— Ch. 1 · The Stowaway Who Became Chief —
Mobutu Sese Seko.
~6 min read · Ch. 1 of 6
In 1949, a young Joseph-Désiré Mobutu stowed away aboard a boat traveling down the Congo River to Léopoldville. He was only nineteen years old and had been expelled from his Catholic mission school for pranks that included pointing out French errors made by Dutch-speaking Belgian priests. The colonial authorities found him weeks later and offered him a choice between prison or seven years of service in the Force Publique, the colonial army. He chose the army, finding discipline there where he had found none at home.

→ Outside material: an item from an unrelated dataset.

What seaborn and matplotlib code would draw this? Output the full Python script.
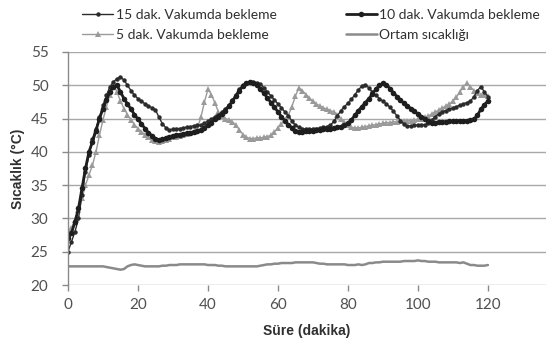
import numpy as np
import pandas as pd
import matplotlib
matplotlib.use("Agg")
import matplotlib.pyplot as plt
import seaborn as sns

# ---- data (minutes 0..120) ----
minutes = list(range(0, 121))

dak15 = [25.0, 26.5, 28.0, 30.0, 33.5, 37.0, 39.5, 42.0, 43.5, 45.2,
         47.0, 48.5, 49.8, 50.5, 51.0, 51.2, 50.8, 50.0, 49.2, 48.5,
         48.0, 47.6, 47.2, 46.9, 46.6, 46.3, 45.2, 44.2, 43.6, 43.3,
         43.4, 43.5, 43.5, 43.6, 43.7, 43.8, 43.9, 44.0, 44.0, 44.3,
         44.6, 44.9, 45.3, 45.6, 46.0, 46.5, 47.0, 47.8, 48.6, 49.4,
         50.0, 50.4, 50.5, 50.5, 50.4, 50.2, 49.6, 49.0, 48.4, 47.8,
         47.2, 46.6, 46.0, 45.4, 44.6, 44.0, 43.7, 43.5, 43.4, 43.4,
         43.5, 43.5, 43.6, 43.7, 43.8, 44.0, 44.6, 45.4, 46.2, 46.8,
         47.3, 47.9, 48.6, 49.3, 49.9, 50.1, 49.6, 49.0, 48.5, 48.0,
         47.6, 47.2, 46.7, 46.1, 45.4, 44.7, 44.2, 43.9, 43.9, 44.0,
         44.0, 44.1, 44.1, 44.3, 44.8, 45.3, 45.7, 46.0, 46.2, 46.4,
         46.6, 46.8, 47.0, 47.2, 47.4, 47.6, 48.3, 49.2, 49.8, 49.0,
         48.3]

dak10 = [27.0, 27.8, 29.5, 31.5, 34.5, 37.5, 40.0, 41.5, 43.2, 45.0,
         46.5, 47.8, 49.0, 49.8, 50.0, 49.0, 48.0, 47.2, 46.4, 45.6,
         44.9, 44.2, 43.5, 42.9, 42.4, 42.0, 41.8, 41.9, 42.1, 42.3,
         42.4, 42.5, 42.6, 42.7, 42.8, 42.9, 43.0, 43.1, 43.3, 43.6,
         44.0, 44.4, 44.9, 45.3, 45.7, 46.2, 46.9, 47.6, 48.4, 49.2,
         49.9, 50.3, 50.5, 50.4, 50.0, 49.4, 48.8, 48.1, 47.4, 46.7,
         46.0, 45.3, 44.6, 44.1, 43.6, 43.2, 43.0, 43.0, 43.1, 43.1,
         43.2, 43.3, 43.3, 43.4, 43.4, 43.5, 43.6, 43.7, 43.8, 44.0,
         44.3, 44.8, 45.5, 46.2, 46.8, 47.4, 48.0, 48.7, 49.4, 50.0,
         50.3, 50.1, 49.5, 48.9, 48.3, 47.8, 47.3, 46.9, 46.5, 46.1,
         45.7, 45.3, 45.0, 44.6, 44.4, 44.4, 44.5, 44.5, 44.5, 44.6,
         44.6, 44.6, 44.7, 44.7, 44.7, 44.8, 44.9, 45.5, 46.4, 47.1,
         47.6]

dak5 = [27.8, 28.5, 29.8, 31.2, 33.0, 35.0, 36.5, 38.0, 40.0, 42.5,
        44.8, 46.8, 48.6, 50.0, 49.0, 47.6, 46.5, 45.6, 44.8, 44.1,
        43.5, 43.0, 42.6, 42.2, 41.8, 41.6, 41.5, 41.6, 41.8, 42.0,
        42.2, 42.3, 42.4, 42.6, 42.7, 42.8, 43.0, 43.6, 45.2, 47.5,
        49.4, 48.6, 47.3, 46.0, 45.4, 45.0, 44.8, 44.5, 44.0, 43.3,
        42.6, 42.2, 42.0, 42.0, 42.1, 42.1, 42.2, 42.3, 42.5, 43.0,
        43.6, 44.2, 44.8, 45.5, 46.8, 48.4, 49.6, 49.2, 48.6, 48.1,
        47.6, 47.2, 46.9, 46.6, 46.4, 46.2, 46.0, 45.6, 45.0, 44.5,
        44.0, 43.7, 43.6, 43.6, 43.7, 43.8, 43.9, 44.0, 44.1, 44.2,
        44.3, 44.4, 44.4, 44.5, 44.5, 44.6, 44.6, 44.7, 44.7, 44.8,
        44.9, 45.0, 45.2, 45.4, 45.7, 46.0, 46.3, 46.6, 46.9, 47.2,
        47.6, 48.2, 49.0, 49.8, 50.3, 49.8, 49.2, 48.8, 48.6, 48.5,
        48.4]

ortam = [22.8, 22.8, 22.8, 22.8, 22.8, 22.8, 22.8, 22.8, 22.8, 22.8,
         22.8, 22.7, 22.6, 22.5, 22.4, 22.3, 22.4, 22.8, 23.0, 23.1,
         23.0, 22.9, 22.8, 22.8, 22.8, 22.8, 22.8, 22.9, 22.9, 23.0,
         23.0, 23.0, 23.1, 23.1, 23.1, 23.1, 23.1, 23.1, 23.1, 23.1,
         23.0, 23.0, 23.0, 22.9, 22.9, 22.8, 22.8, 22.8, 22.8, 22.8,
         22.8, 22.8, 22.8, 22.8, 22.8, 22.9, 23.0, 23.1, 23.1, 23.2,
         23.2, 23.3, 23.3, 23.3, 23.3, 23.4, 23.4, 23.4, 23.4, 23.4,
         23.4, 23.3, 23.2, 23.2, 23.1, 23.1, 23.1, 23.1, 23.1, 23.1,
         23.0, 23.0, 23.0, 23.1, 23.0, 23.1, 23.3, 23.3, 23.4, 23.4,
         23.5, 23.5, 23.5, 23.5, 23.5, 23.5, 23.6, 23.6, 23.6, 23.6,
         23.7, 23.6, 23.6, 23.5, 23.5, 23.5, 23.4, 23.4, 23.4, 23.4,
         23.4, 23.4, 23.3, 23.4, 23.2, 23.0, 23.0, 22.9, 22.9, 22.9,
         23.0]

series_names = ["15 dak. Vakumda bekleme", "10 dak. Vakumda bekleme",
                "5 dak. Vakumda bekleme", "Ortam sıcaklığı"]
x_ticks = [0, 20, 40, 60, 80, 100, 120]
y_ticks = [20, 25, 30, 35, 40, 45, 50, 55]

df = pd.DataFrame({"t": minutes, series_names[0]: dak15, series_names[1]: dak10,
                   series_names[2]: dak5, series_names[3]: ortam})

sns.set_theme(style="white")
plt.rcParams["font.family"] = ["Lato", "DejaVu Sans"]

fig = plt.figure(figsize=(5.46, 3.44), dpi=100)
ax = fig.add_axes([0.1245, 0.1715, 0.8755, 0.6775])

styles = {
    series_names[0]: dict(color="#2b2b2b", lw=1.0, marker="o", ms=3.2, mew=0),
    series_names[1]: dict(color="#1e1e1e", lw=2.0, marker="o", ms=4.0, mew=0),
    series_names[2]: dict(color="#9a9a9a", lw=1.0, marker="^", ms=3.8, mew=0),
    series_names[3]: dict(color="#8a8a8a", lw=1.8, marker="", ms=0, mew=0),
}
order = [series_names[3], series_names[2], series_names[0], series_names[1]]
for name in order:
    st = styles[name]
    sns.lineplot(data=df, x="t", y=name, ax=ax, color=st["color"], linewidth=st["lw"],
                 marker=st["marker"] if st["marker"] else None, markersize=st["ms"],
                 markeredgewidth=st["mew"], label=name, legend=False)

ax.set_xlim(0, 136.6)
ax.set_ylim(20, 55)
ax.set_xticks(x_ticks)
ax.set_yticks(y_ticks)
ax.yaxis.grid(True, color="#a8a8a8", linewidth=1.0)
ax.xaxis.grid(False)
for s in ["top", "right", "bottom"]:
    ax.spines[s].set_visible(False)
ax.spines["left"].set_color("#8a8a8a")
ax.spines["left"].set_linewidth(1.0)
ax.tick_params(axis="both", which="both", length=4, width=1.0, color="#8a8a8a",
               labelsize=11, labelcolor="#505050", direction="out")
ax.tick_params(axis="x", bottom=True, pad=5)
ax.tick_params(axis="y", left=True, pad=10)
ax.set_xlabel("Süre (dakika)", fontsize=10, fontweight="bold", color="#303030",
              family=["Liberation Sans", "DejaVu Sans"], labelpad=9)
ax.set_ylabel("Sıcaklık (°C)", fontsize=10, fontweight="bold", color="#303030",
              family=["Liberation Sans", "DejaVu Sans"], labelpad=4)

handles = {}
for line in ax.get_lines():
    handles[line.get_label()] = line
# legend rows: (15, 10) / (5, Ortam); matplotlib fills columns first
leg_order = [series_names[0], series_names[2], series_names[1], series_names[3]]
fig.legend([handles[n] for n in leg_order], leg_order, ncol=2, loc="upper left",
           bbox_to_anchor=(0.128, 1.01), frameon=False, fontsize=10,
           handlelength=2.2, handletextpad=0.2, columnspacing=5.0, labelspacing=0.55,
           labelcolor="#303030")

fig.savefig("out.png", dpi=100)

Sergeant Louis Bobozo became a father figure to the new recruit, while Mobutu borrowed European newspapers from officers to read on sentry duty. His favorite authors were Charles de Gaulle, Winston Churchill, and Niccolò Machiavelli. By 1956, he quit the army to become a full-time journalist writing for L'Avenir, a daily newspaper in Léopoldville. During this period, he met Patrice Lumumba and joined the Congolese National Movement as Lumumba's personal aide. Belgian intelligence reportedly recruited him as an informer during these early political years.

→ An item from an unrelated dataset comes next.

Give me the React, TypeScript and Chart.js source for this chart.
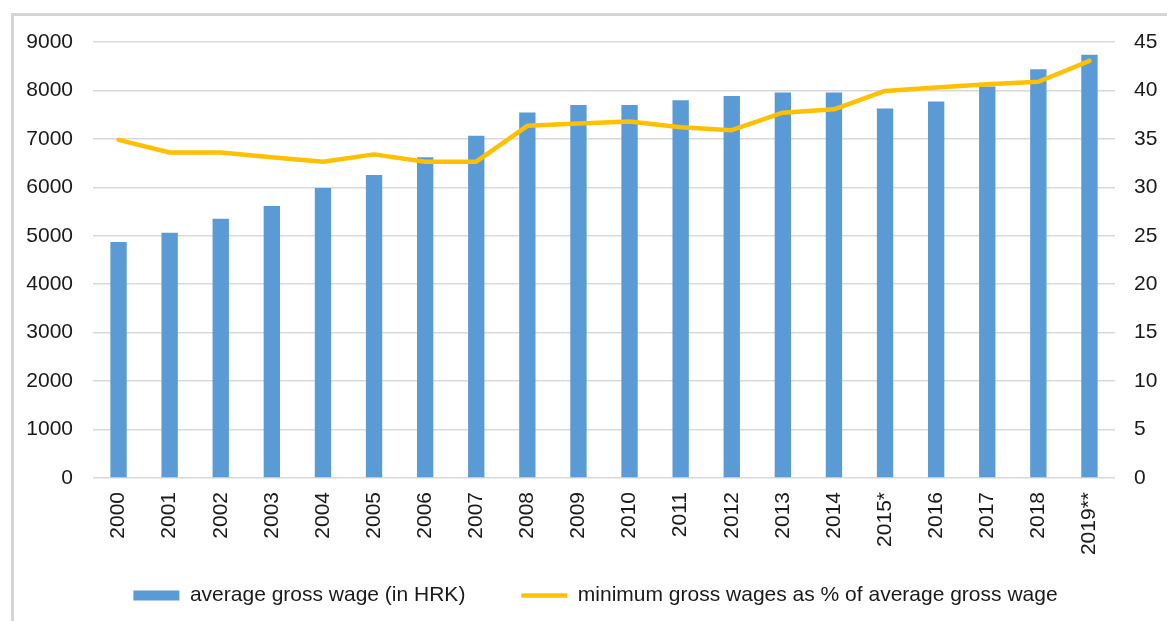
import React, { useEffect, useRef } from "react";
import { Chart, registerables } from "chart.js";

Chart.register(...registerables);

const categories = [
  "2000", "2001", "2002", "2003", "2004", "2005", "2006", "2007", "2008", "2009",
  "2010", "2011", "2012", "2013", "2014", "2015*", "2016", "2017", "2018", "2019**",
];

const averageGrossWage = [
  4870, 5060, 5350, 5615, 5985, 6255, 6620, 7065, 7545, 7700,
  7700, 7800, 7885, 7955, 7955, 7625, 7770, 8080, 8440, 8735,
];

const minWagePercent = [
  34.9, 33.6, 33.6, 33.1, 32.65, 33.4, 32.65, 32.65, 36.35, 36.6,
  36.8, 36.2, 35.9, 37.7, 38.05, 39.95, 40.3, 40.65, 40.9, 43.05,
];

const leftTicks = { min: 0, max: 9000, step: 1000 };
const rightTicks = { min: 0, max: 45, step: 5 };

const barLabel = "average gross wage (in HRK)";
const lineLabel = "minimum gross wages as % of average gross wage";

const FONT = "'Liberation Sans', Arial, sans-serif";
const SIZE = 21;
const TEXT = "#1a1a1a";
const GRID = "#d9d9d9";

export default function App() {
  const ref = useRef<HTMLCanvasElement | null>(null);

  useEffect(() => {
    document.body.style.overflow = "hidden";
    const canvas = ref.current;
    if (!canvas) return;

    const legendShift = {
      id: "legendShift",
      afterLayout(chart: any) {
        const l = chart.legend;
        if (!l) return;
        const h = l.bottom - l.top;
        l.top = 529;
        l.bottom = 529 + h;
        l.left += 12;
        l.right += 12;
      },
    };

    const chart = new Chart(canvas, {
      data: {
        labels: categories,
        datasets: [
          {
            type: "line",
            label: lineLabel,
            data: minWagePercent,
            yAxisID: "y1",
            borderColor: "#FFC000",
            backgroundColor: "#FFC000",
            borderWidth: 4.5,
            pointRadius: 0,
            tension: 0,
            borderJoinStyle: "round",
            borderCapStyle: "round",
            pointStyle: "line",
            order: 0,
          } as any,
          {
            type: "bar",
            label: barLabel,
            data: averageGrossWage,
            yAxisID: "y",
            backgroundColor: "#5B9BD5",
            borderWidth: 0,
            categoryPercentage: 1,
            barPercentage: 0.32,
            pointStyle: "rect",
            order: 1,
          } as any,
        ],
      },
      options: {
        responsive: false,
        animation: false,
        layout: { padding: { top: 42, left: 0, right: 0, bottom: -24 } },
        plugins: {
          tooltip: { enabled: false },
          legend: {
            position: "bottom",
            reverse: true,
            labels: {
              usePointStyle: true,
              pointStyleWidth: 46,
              boxHeight: 10,
              padding: 56,
              color: TEXT,
              font: { family: FONT, size: SIZE },
            },
          },
        },
        scales: {
          x: {
            grid: { display: false, drawTicks: false },
            border: { display: false },
            ticks: {
              color: TEXT,
              font: { family: FONT, size: SIZE },
              minRotation: 90,
              maxRotation: 90,
              padding: 14,
              autoSkip: false,
            },
            afterFit(scale: any) {
              scale.height = 80;
            },
          },
          y: {
            position: "left",
            min: leftTicks.min,
            max: leftTicks.max,
            grid: { color: GRID, lineWidth: 1.5, drawTicks: false },
            border: { display: false },
            ticks: {
              stepSize: leftTicks.step,
              color: TEXT,
              font: { family: FONT, size: SIZE },
              padding: 20,
              callback: (v: any) => String(v),
            },
            afterFit(scale: any) {
              scale.width = 93;
            },
          },
          y1: {
            position: "right",
            min: rightTicks.min,
            max: rightTicks.max,
            grid: { display: false, drawTicks: false },
            border: { display: false },
            ticks: {
              stepSize: rightTicks.step,
              color: TEXT,
              font: { family: FONT, size: SIZE },
              padding: 19,
              callback: (v: any) => String(v),
            },
            afterFit(scale: any) {
              scale.width = 52;
            },
          },
        },
      } as any,
      plugins: [legendShift],
    });

    return () => chart.destroy();
  }, []);

  return (
    <div
      style={{
        position: "fixed",
        left: 0,
        top: 0,
        width: 1167,
        height: 621,
        overflow: "hidden",
        background: "#fff",
      }}
    >
      <div
        style={{
          position: "absolute",
          left: 11,
          top: 13,
          width: 1300,
          height: 800,
          border: "3px solid #d4d4d4",
        }}
      />
      <canvas
        ref={ref}
        width={1167}
        height={621}
        style={{ position: "absolute", left: 0, top: 0, width: 1167, height: 621 }}
      />
    </div>
  );
}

Bloodless Coups And Cold War Chaos
On the 5th of July 1960, soldiers of the Force Publique mutinied at Camp Léopold II in Léopoldville, dissatisfied with their all-white leadership. Mobutu assisted officials in negotiating with the mutineers to secure the release of officers and their families. On August 7, President Joseph Kasa-Vubu convened an extraordinary session to address Africanizing the garrison. The cabinet debated who would make a suitable army chief of staff between Maurice Mpolo and Mobutu. Lumumba favored Mobutu's prudence over Mpolo's courage. On the 14th of September 1960, Mobutu launched a bloodless coup declaring both Kasa-Vubu and Lumumba neutralized. He established a new government of university graduates called the College of Commissioners-General. Lumumba fled to Stanleyville to establish a rival government but was captured by Mobutu's troops in December 1960. Mobutu transferred Lumumba to Katanga on the 17th of January 1961, where he was executed by secessionist forces. In November 1963, Conseil National de Libération militants kidnapped Mobutu during a failed coup attempt, though both he and Victor Nendaka escaped. By mid-1964, Kwilu and Simba rebellions had spread across much of the Congo before Mobutu reconquered the territory through 1965.